In this thesis the challenges that arise when applying optimization methods to real
life scheduling problems are considered. The work is divided into four main parts:
i) Real life problems posed by two companies have been investigated first hand.
The primary focus of this work in the context of the thesis is identifying and handling
the constraints exogenous to the core optimization problem. Each of the problems
can be formulated as a variable size bin packing problem, and contains a "subset
sum" sub problem, that is solved by dynamic programming. Complications include
strict real time requirements and uncertain information resulting in a stochastic
problem. These are handled by regular reoptimizations by heuristics with the "anytime"
property. The optimization methods proposed have been adopted, and are
currently being employed in a production environment in both companies.
ii) The subject of the ROADEF/EURO Challenge 2010 is considered. The problem
is based on the French electricity production which is primarily done by nuclear
power plants. The problem is stochastic due to uncertainty in estimated demand
and varying amounts of electricity from other sources such as hydro power plants.
This inherent stochasticity is represented as scenarios for demands. The goal is to
produce a maintenance schedule and a production plan. The problem contains a
large set of constraints, that makes even finding feasible solutions challenging. The
proposed solution consists of a multi phased approach, applying constraint programming
to obtain an initial solution, which is subsequently improved by local search
heuristics applied to a surrogate problem. Finally the solution to the surrogate
problem is generalised to a solution to the actual problem.
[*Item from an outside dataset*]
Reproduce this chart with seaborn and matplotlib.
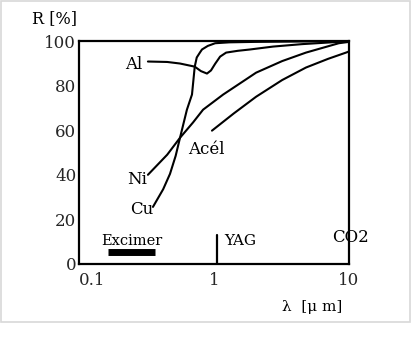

After correcting a programming
error, the obtained results of the solution method comes out ahead of all
iii) A highly modular framework for dynamic rescheduling for problems with
solutions representable as temporal networks is proposed. The framework provides a
method for using a deterministic solver to generate an initial solution to a stochastic
instance, implementing and executing strategies for rescheduling based on Monte
Carlo sampling, and visualise stochastic solutions. The framework is demonstrated
on stochastic versions of two different scheduling problems from the literature: The
job shop instance FT10 and a "single machine weighted completion time" problem.
For each problem, different rescheduling policies are tested and evaluated. The
most significant predictor of solution quality of the problems under consideration, is
shown to be the policies for generating the deterministic instances for rescheduling.
iv) The framework from part iii) is used to generate initial solutions to a train
scheduling problem from the Utrecht area in the Dutch railway system. Three algorithms
from the literature are considered and the sensitivity of solutions produced by
these algorithms to delays (of trains) is analysed. Delays are taken from a uniform
distribution for travel times and Weibull distributions for dwell times. The policy
for generating deterministic instances to solve, is shown to be a better predictor for
quality of the stochastic solution, than any other parameter including the type of
solver used. Finally a set of directions for future work with the framework is proposed, including
two planned papers on applications of the developed framework: Applying
a closed loop rescheduling strategy to the train scheduling problem, and applying
the framework on a real life anodizing plant problem.